Last year’s American League runner-up took some bold steps attempting to get back to the Fall Classic. Prince Fielder, Doug Fister, Joaquin Benoit, and Jhonny Peralta are all out of Detroit. The upheaval gives fantasy owners plenty to investigate as the new season dawns.
1) Is Miguel Cabrera human? Well, the way he hobbled around in September kills the theory that he is a robot. I’m thinking he is some human/Asgardian hybrid swinging the bat equivalent of Mjolnir (they might be showing Thor a bit too much on tv). The difference between Cabrera’s wOBA and the league average was greater than Albert Pujols ever accomplished. His age 30 wOBA was also higher than the $240 million man’s. Since he keeps third base eligibility this year I am ranking him first overall.
2) Is Justin Verlander still an ace? He finished only 40th among starters last year, but the decline in his surface stats was steeper than in his peripherals. Rather than outperforming his indicators he nearly matched them. Notably, his walk rate increased and his contact percentage nosed up. His swinging strike rate was lower, but still 18th. He posted his highest first strike rate ever, suggesting that his control did not deteriorate like his walk rate indicated.
His 2.83 xFIP and 4.80 K/BB in September/October shows that whether he coasted or struggled with injury through the mid-season he turned it on down the stretch. It would be nice to see him hit 97-98 a few times in the spring to show he is throwing well, but he can still be a top ten starter.
3) What will Ian Kinsler do? He is an excellent contact hitter, which keeps his average manageable even with his fly ball tendencies. There are some nasty three-year trends emerging though. His ISO has dropped from .223 to .166 to .136. His batted ball distance is also among the weakest in the league. On the bases his SB/CS ratio has collapsed from 30/4 to 21/9 to 15/11. Despite the flaws most will draft him within the first five second basemen. That would be a mistake.
4) How will Drew Smyly take to starting? Most of his 2012 innings came as a starter and he posted sub-4.00 indicators. They improved as he came out of the bullpen in 2013. He also attacked with a very heavy dose of fastballs. He needs to diversify in order to last deep into games. His career FIP against righties is 3.95 although he does strike them out 22.0% of the time. Facing AL Central teams will give him a boost and optimistically he falls as a borderline 3-4 SP in standard mixed.

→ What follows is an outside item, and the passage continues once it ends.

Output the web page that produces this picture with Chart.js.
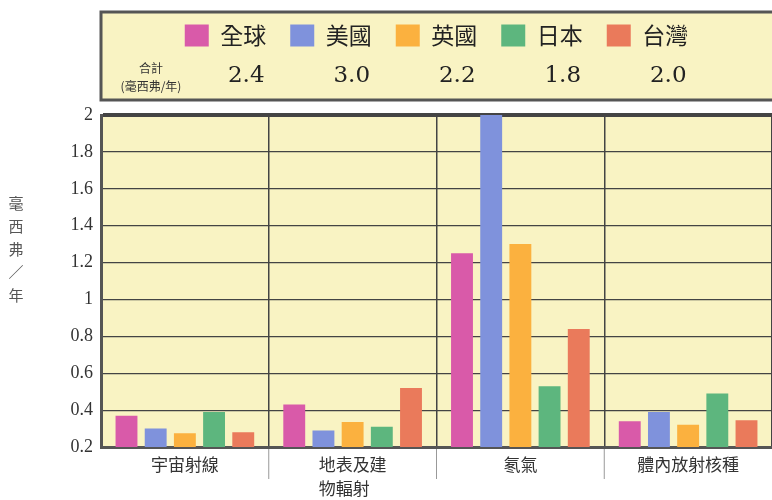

5) Joe Nathan is old. Can anyone else in that bullpen close? Nathan had an outstanding year in 2013, holding a 2.26 FIP even though he lost some steam off his fastball. He also had some extremely fortunate LOB%, BABIP, and HR/FB marks.
Backing him up are Bruce Rondon, Joba Chamberlain, and Al Alburquerque. They are all flamethrowing righties with control issues and platoon split concerns. There is potential if one improves, but no necessary handcuff. Build in some regression and Nathan is still good enough to hold down the ninth inning.